Which leads us back to the tricky question of what THE Golden Age is when it’s apparent it means different things in different contexts. Should we accept that every country has its own version, narrow the whole peirod down to the sole 1930s, the only time when the different schools sang in tune? Should we drop the concept entirely – admittedly a radical step? Yes, a tricky question, and one I’m not finished thinking about.

3 commentaires sur “One Size Doesn’t Fit All

  1. I strongly doubt you’ll ever be able to arrive at a fully satisfactory set of peramaters for the Golden Age of detective fiction, as the term is dependent upon satisfactorily agreed-upon definitions of the equally elusive, immeasurable, and undefinable concepts of both “Golden Age” and “detective fiction.” But Golden Age cannot be meant to allow for a period in which any works of a certain type were produced, for extraordinary outliers would then be able to extend the boundaries indefinitely.
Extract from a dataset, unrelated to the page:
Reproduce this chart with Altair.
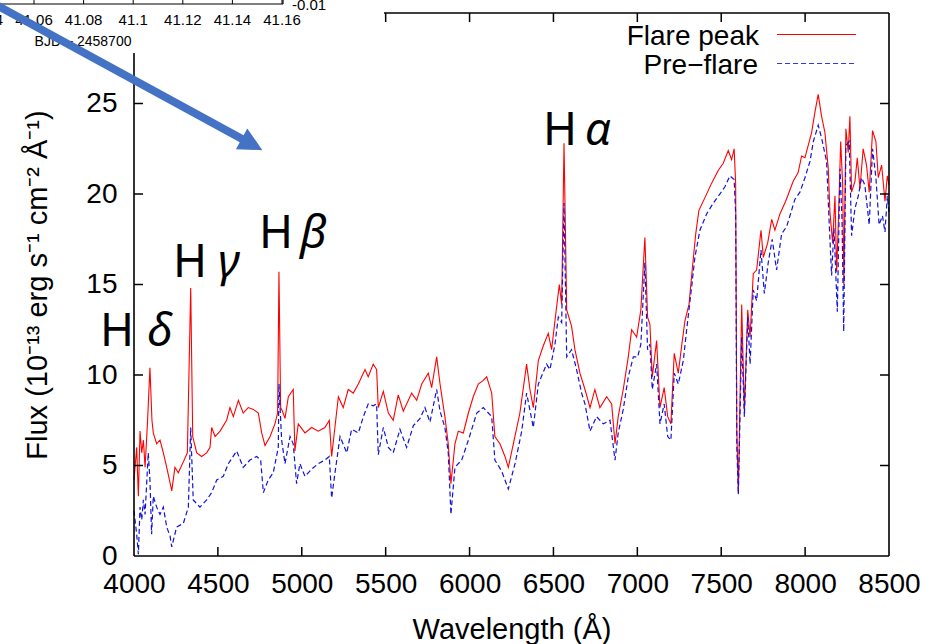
import altair as alt
import pandas as pd

# ---------------- data ----------------
wl_flare = [4000, 4016, 4026, 4036, 4046, 4056, 4066, 4080, 4095, 4107, 4115, 4135, 4155, 4175, 4195,
            4225, 4244, 4264, 4294, 4318, 4338, 4350, 4374, 4403, 4433, 4453, 4463, 4483, 4513, 4552,
            4572, 4592, 4622, 4651, 4681, 4711, 4741, 4761, 4781, 4811, 4840, 4856, 4864, 4874, 4885,
            4900, 4920, 4949, 4959, 4979, 5019, 5059, 5098, 5138, 5164, 5178, 5218, 5247, 5277, 5307,
            5337, 5377, 5396, 5426, 5446, 5456, 5486, 5516, 5545, 5575, 5605, 5655, 5685, 5715, 5754,
            5774, 5804, 5824, 5853, 5873, 5889, 5913, 5933, 5963, 5993, 6022, 6052, 6082, 6102, 6132,
            6151, 6181, 6211, 6231, 6261, 6300, 6340, 6360, 6380, 6410, 6439, 6469, 6489, 6509, 6535,
            6549, 6563, 6579, 6608, 6628, 6658, 6688, 6718, 6747, 6777, 6817, 6847, 6867, 6886, 6916,
            6946, 6966, 6996, 7021, 7045, 7061, 7075, 7089, 7115, 7135, 7160, 7181, 7200, 7220, 7244,
            7264, 7284, 7308, 7327, 7348, 7367, 7403, 7443, 7482, 7512, 7542, 7562, 7577, 7586, 7593,
            7602, 7622, 7638, 7658, 7672, 7691, 7711, 7737, 7751, 7777, 7801, 7820, 7850, 7884, 7929,
            7959, 7979, 7999, 8019, 8039, 8058, 8078, 8098, 8118, 8138, 8148, 8164, 8178, 8188, 8197,
            8212, 8224, 8231, 8243, 8257, 8267, 8277, 8297, 8311, 8327, 8346, 8366, 8382, 8402, 8422,
            8436, 8456, 8476, 8490, 8500]
flux_flare = [4.2, 6.0, 3.3, 6.9, 5.7, 6.4, 4.9, 7.3, 10.4, 7.5, 6.8, 6.2, 6.4, 5.7, 4.9,
              3.6, 4.9, 4.6, 5.2, 5.7, 14.8, 6.6, 5.7, 5.5, 5.7, 6.0, 7.1, 6.6, 6.9, 7.5,
              8.2, 7.7, 8.6, 7.9, 8.2, 8.1, 7.9, 6.8, 6.1, 6.6, 7.3, 7.9, 15.7, 8.2, 8.0,
              7.6, 8.8, 9.2, 5.8, 7.3, 6.8, 7.1, 6.9, 7.1, 7.5, 5.5, 8.8, 8.2, 9.2, 9.0,
              9.5, 10.3, 9.9, 10.6, 10.3, 8.2, 9.1, 7.9, 7.5, 8.9, 8.0, 9.0, 8.6, 9.5, 10.1,
              9.3, 11.0, 9.5, 7.7, 6.2, 4.0, 6.2, 6.9, 6.8, 7.9, 8.8, 9.5, 9.7, 9.9, 9.0,
              6.6, 6.2, 5.5, 4.9, 6.2, 7.9, 10.6, 9.2, 8.2, 10.8, 11.6, 12.3, 11.4, 13.0, 15.0,
              13.9, 22.8, 13.6, 12.7, 11.4, 10.1, 9.2, 8.2, 9.2, 8.2, 8.8, 8.4, 6.2, 7.7, 9.2,
              11.0, 12.5, 12.1, 13.6, 17.6, 13.2, 12.8, 9.9, 11.9, 8.2, 9.3, 7.7, 7.3, 11.2, 10.1,
              11.6, 13.0, 13.9, 15.8, 17.8, 19.1, 19.8, 20.6, 21.3, 21.7, 22.4, 21.9, 22.5, 20.6, 6.9,
              3.5, 13.9, 8.0, 13.6, 12.1, 15.6, 15.8, 18.0, 16.5, 17.3, 18.6, 18.0, 18.9, 19.6, 20.7,
              21.2, 22.1, 22.0, 22.7, 23.4, 24.5, 25.5, 24.3, 23.4, 21.4, 19.0, 17.3, 19.9, 15.7, 18.1,
              22.9, 20.5, 15.0, 23.6, 22.3, 24.3, 20.1, 20.7, 22.0, 20.3, 22.5, 21.6, 20.1, 23.5, 22.9,
              20.9, 21.6, 19.6, 21.0, 20.5]

wl_pre = [4000, 4016, 4026, 4036, 4046, 4056, 4066, 4085, 4095, 4105, 4115, 4135, 4155, 4175, 4195,
          4215, 4225, 4254, 4294, 4324, 4338, 4353, 4393, 4433, 4463, 4493, 4532, 4562, 4612, 4651,
          4691, 4731, 4755, 4771, 4800, 4830, 4860, 4864, 4880, 4900, 4930, 4949, 4969, 4989, 5019,
          5059, 5098, 5138, 5164, 5178, 5198, 5228, 5268, 5297, 5337, 5367, 5396, 5426, 5446, 5456,
          5486, 5516, 5545, 5585, 5625, 5665, 5705, 5734, 5764, 5804, 5824, 5853, 5873, 5889, 5913,
          5953, 5993, 6043, 6082, 6132, 6151, 6191, 6231, 6271, 6311, 6340, 6380, 6410, 6459, 6479,
          6509, 6529, 6549, 6563, 6579, 6608, 6638, 6668, 6688, 6718, 6757, 6797, 6837, 6867, 6886,
          6916, 6946, 6976, 7002, 7021, 7045, 7061, 7075, 7089, 7115, 7135, 7160, 7181, 7200, 7220,
          7244, 7274, 7294, 7324, 7343, 7373, 7413, 7453, 7492, 7522, 7552, 7577, 7586, 7593, 7602,
          7622, 7638, 7658, 7672, 7691, 7711, 7737, 7757, 7780, 7804, 7830, 7860, 7890, 7939, 7969,
          7999, 8029, 8049, 8078, 8098, 8128, 8144, 8158, 8172, 8192, 8208, 8220, 8230, 8243, 8263,
          8277, 8297, 8317, 8337, 8356, 8382, 8402, 8422, 8441, 8461, 8476, 8490, 8500]
flux_pre = [2.5, 1.2, 0.1, 2.7, 2.0, 3.1, 2.3, 5.7, 4.2, 1.2, 3.3, 2.7, 2.3, 2.7, 1.6,
            1.1, 0.5, 1.6, 1.8, 2.7, 7.1, 3.1, 2.7, 3.1, 3.5, 4.2, 4.4, 5.1, 5.8, 4.9,
            5.3, 5.5, 5.3, 3.5, 4.2, 4.6, 6.0, 9.5, 6.4, 5.1, 6.6, 6.2, 4.0, 5.1, 4.4,
            4.8, 5.1, 5.3, 5.5, 3.2, 4.6, 6.6, 5.7, 7.0, 6.8, 7.7, 8.4, 8.3, 8.4, 5.6,
            7.1, 6.0, 5.7, 7.0, 6.0, 7.2, 7.6, 8.2, 7.4, 9.2, 8.0, 7.1, 5.7, 2.3, 4.9,
            5.3, 6.4, 7.9, 8.2, 7.7, 5.3, 4.7, 3.7, 5.1, 6.9, 9.0, 7.1, 9.5, 10.6, 10.3,
            11.7, 13.2, 12.9, 19.5, 11.0, 11.4, 10.3, 9.0, 8.4, 6.9, 7.7, 7.3, 7.5, 5.3, 6.8,
            8.1, 9.9, 11.0, 11.0, 11.7, 16.2, 11.4, 11.7, 9.2, 10.6, 7.3, 8.4, 6.6, 6.4, 10.1,
            9.5, 10.8, 12.5, 14.9, 16.5, 18.0, 18.9, 19.5, 20.0, 20.4, 21.0, 20.8, 18.9, 6.0, 3.4,
            12.1, 7.7, 13.2, 10.6, 14.7, 14.1, 16.9, 14.5, 16.2, 17.5, 15.8, 17.8, 18.2, 19.7, 20.1,
            20.9, 21.8, 22.9, 23.8, 23.1, 21.8, 18.3, 15.5, 18.1, 13.5, 21.4, 18.6, 12.4, 22.7, 22.9,
            17.7, 19.2, 19.9, 20.9, 20.5, 18.3, 22.5, 20.9, 18.3, 18.8, 17.9, 19.9, 19.0]

x_ticks = [4000, 4500, 5000, 5500, 6000, 6500, 7000, 7500, 8000, 8500]
y_ticks = [0, 5, 10, 15, 20, 25]
bottom_ticks = [4500, 5000, 5500, 6000, 6500, 7000, 7500, 8000]
top_ticks = [5500, 6000, 6500, 7000, 7500, 8000]
side_ticks = [5, 10, 15, 20, 25]

legend_labels = ["Flare peak", "Pre\u2212flare"]

line_letters = ["H", "H", "H", "H"]
line_greek = ["\u03b4", "\u03b3", "\u03b2", "\u03b1"]
line_h_wl = [3797, 4232, 4745, 6438]
line_greek_wl = [4077, 4501, 4989, 6688]
line_flux = [11.6, 15.4, 17.0, 22.7]

inset_ticks = [41.04, 41.06, 41.08, 41.10, 41.12, 41.14, 41.16]
inset_tick_labels = ["41.04", "41.06", "41.08", "41.1", "41.12", "41.14", "41.16"]

# ---------------- frames ----------------
flare = pd.DataFrame({"wl": wl_flare, "flux": flux_flare})
pre = pd.DataFrame({"wl": wl_pre, "flux": flux_pre})
ann = pd.DataFrame({"h": line_letters, "g": line_greek, "hx": line_h_wl,
                    "gx": line_greek_wl, "y": line_flux})
inset = pd.DataFrame({"t": inset_ticks, "lab": inset_tick_labels})

W, H = 755, 543
FONT = "Liberation Sans"
xs = alt.Scale(domain=[4000, 8500], nice=False, zero=False)
ys = alt.Scale(domain=[0, 30], nice=False, zero=False)

x_axis = alt.Axis(values=x_ticks, format="d", ticks=False, domain=False, grid=False,
                  labelPadding=14, labelFlush=False, labelOverlap=False,
                  title="Wavelength (\u00c5)", titlePadding=17)
y_axis = alt.Axis(values=y_ticks, format="d", ticks=False, domain=False, grid=False,
                  labelPadding=17, labelFlush=False, labelOverlap=False,
                  title="Flux (10\u207b\u00b9\u00b3 erg s\u207b\u00b9 cm\u207b\u00b2 \u00c5\u207b\u00b9)",
                  titlePadding=33)

red = alt.Chart(flare).mark_line(color="#ff0000", strokeWidth=1.1).encode(
    x=alt.X("wl:Q", scale=xs, axis=x_axis),
    y=alt.Y("flux:Q", scale=ys, axis=y_axis),
)
blue = alt.Chart(pre).mark_line(color="#1212d8", strokeWidth=1.2, strokeDash=[5, 3]).encode(
    x=alt.X("wl:Q", scale=xs),
    y=alt.Y("flux:Q", scale=ys),
)

tick_style = dict(color="black", strokeWidth=1.5)
bt = alt.Chart(pd.DataFrame({"wl": bottom_ticks})).mark_rule(**tick_style).encode(
    x=alt.X("wl:Q", scale=xs), y=alt.value(H), y2=alt.value(H - 9))
tt = alt.Chart(pd.DataFrame({"wl": top_ticks})).mark_rule(**tick_style).encode(
    x=alt.X("wl:Q", scale=xs), y=alt.value(0), y2=alt.value(9))
lt = alt.Chart(pd.DataFrame({"f": side_ticks})).mark_rule(**tick_style).encode(
    y=alt.Y("f:Q", scale=ys), x=alt.value(0), x2=alt.value(9))
rt = alt.Chart(pd.DataFrame({"f": side_ticks})).mark_rule(**tick_style).encode(
    y=alt.Y("f:Q", scale=ys), x=alt.value(W), x2=alt.value(W - 9))

frame_style = dict(color="black", strokeWidth=1.6)
fr_bottom = alt.Chart().mark_rule(**frame_style).encode(x=alt.value(0), x2=alt.value(W), y=alt.value(H))
fr_right = alt.Chart().mark_rule(**frame_style).encode(x=alt.value(W), y=alt.value(0), y2=alt.value(H))
fr_top = alt.Chart().mark_rule(**frame_style).encode(x=alt.value(250), x2=alt.value(W), y=alt.value(0))
fr_left = alt.Chart().mark_rule(**frame_style).encode(x=alt.value(0), y=alt.value(40), y2=alt.value(H))

# legend (drawn by hand, gnuplot style)
leg_red = alt.Chart().mark_rule(color="#ff0000", strokeWidth=1.2).encode(
    x=alt.value(643), x2=alt.value(722), y=alt.value(21.5))
leg_blue = alt.Chart().mark_rule(color="#3535e8", strokeWidth=1.2, strokeDash=[5, 3]).encode(
    x=alt.value(643), x2=alt.value(722), y=alt.value(50.5))
leg_t1 = alt.Chart().mark_text(text=legend_labels[0], align="right", baseline="alphabetic",
                               font=FONT, fontSize=28, color="black").encode(
    x=alt.value(625), y=alt.value(32))
leg_t2 = alt.Chart().mark_text(text=legend_labels[1], align="right", baseline="alphabetic",
                               font=FONT, fontSize=28, color="black").encode(
    x=alt.value(624), y=alt.value(60.5))

# line annotations
ann_h = alt.Chart(ann).mark_text(align="left", baseline="alphabetic", font="Noto Sans",
                                 fontSize=46, color="black").encode(
    x=alt.X("hx:Q", scale=xs), y=alt.Y("y:Q", scale=ys), text="h:N")
ann_g = alt.Chart(ann).mark_text(align="left", baseline="alphabetic", font="Noto Sans",
                                 fontSize=46, fontStyle="italic", color="black").encode(
    x=alt.X("gx:Q", scale=xs), y=alt.Y("y:Q", scale=ys), text="g:N")

main = alt.layer(red, blue, bt, tt, lt, rt, fr_bottom, fr_right, fr_top, fr_left,
                 leg_red, leg_blue, leg_t1, leg_t2, ann_h, ann_g)

# fragment of the neighbouring light-curve panel (top-left corner)
isc = alt.Scale(domain=[41.04, 41.16], range=[-149.6, 148], nice=False, zero=False)
in_axis = alt.Chart().mark_rule(color="black", strokeWidth=1.2).encode(
    x=alt.value(-134), x2=alt.value(149), y=alt.value(-9))
in_corner = alt.Chart().mark_rule(color="black", strokeWidth=1.2).encode(
    x=alt.value(149), y=alt.value(-13), y2=alt.value(-9))
in_ticks = alt.Chart(inset).mark_rule(color="black", strokeWidth=1).encode(
    x=alt.X("t:Q", scale=isc, axis=None), y=alt.value(-13), y2=alt.value(-9))
in_labels = alt.Chart(inset).mark_text(font=FONT, fontSize=15, color="black", baseline="middle").encode(
    x=alt.X("t:Q", scale=isc, axis=None), y=alt.value(7), text="lab:N")
in_ylab = alt.Chart().mark_text(text="-0.01", font=FONT, fontSize=15, color="black",
                                align="left", baseline="middle").encode(x=alt.value(158), y=alt.value(-8))
in_xtitle = alt.Chart().mark_text(text="BJD \u2212 2458700", font=FONT, fontSize=14, color="black",
                                  baseline="middle").encode(x=alt.value(-51), y=alt.value(29))

# blue arrow overlay
arrow_col = "#4472C4"
shaft = alt.Chart().mark_rule(color=arrow_col, strokeWidth=8, strokeCap="butt").encode(
    x=alt.value(-144), y=alt.value(-11.5), x2=alt.value(110), y2=alt.value(127))
head = alt.Chart().mark_point(shape="M1,0L-1,-1L-1,1Z", filled=True, size=560, angle=28.6,
                              color=arrow_col, opacity=1, strokeWidth=0).encode(
    x=alt.value(118), y=alt.value(131.5))

overlay = alt.layer(in_axis, in_corner, in_ticks, in_labels, in_ylab, in_xtitle, shaft, head)

chart = alt.layer(main, overlay).resolve_scale(x="independent").properties(
    width=W, height=H,
    autosize=alt.AutoSizeParams(type="none"),
    padding={"left": 134, "top": 13, "right": 41, "bottom": 88},
    background="white",
).configure_view(stroke="transparent").configure_axis(
    labelFont=FONT, labelFontSize=28, labelColor="black",
    titleFont=FONT, titleFontSize=29, titleFontWeight="normal", titleColor="black",
)

chart.save("out.html", embed_options={"renderer": "svg", "actions": False})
A stunning whodunit written in 1962 should not be said to stretch the limits of the Golden Age, because though such a work ought to be treasured, it would no doubt be regarded as a wonderful anomaly, a celebrated aberration. I feel that the term Golden Age evokes for nearly all (though of course I don’t expect unanimous concurrence on ANYTHING) the “fullest flowering” of a given movement, the time during which the “party was at its height.”

    But a party being at its height is a matter of perceived quality as well as quantity, and for that reason I’d argue the Golden Age extended in Great Britain as well as America. Certainly things slowed down a bit— there were admittedly not as many full-bodied puzzle plot whodunits coming out of England in the 1940’s as in the 1930’s. But several of the most celebrated British examples of the genre hail from the early, mid and even late 1940’s from Christie (Five Little Pigs, The Moving Finger, Towards Zero, The Hollow, The Labours of Hercules, Crooked House), Carr/Dickson (The Case of the Constant Suicides, Till Death Do Us Part, She Died a Lady, He Who Whispers), and Christianna Brand (Green for Danger, Suddenly at His Residence, Death of Jezebel). With all three of those authors, the 1940’s is considered by many to exemplify the point of their strongest balance between plotting and characterization, each enhancing rather than detracting from the other. I would argue on the work of these three authors alone the British Golden Age should be recognized as extending throughout the 1940’s— not as representing admirable exceptions, but a continuation of the fullest flowering from the nation’s most illustrious practitioners of the art.

    Aimé par 1 personne

  2. I agree with Scott and do not support the notion that the British Golden Age abruptly ended in 1939.

    Also, I was disappointed to see Simenon and Steeman presented as hailing from France. They wrote in French, and much of their work was published by French publishers, but that does not make these creators and their creations any less Francophone Belgian.

    Aimé par 2 personnes

  3. Really enjoy your posts. They are so thought-provoking. Would love to go through your entire archive, but apart from making my way through infinite scrolling, there seems to be no other option.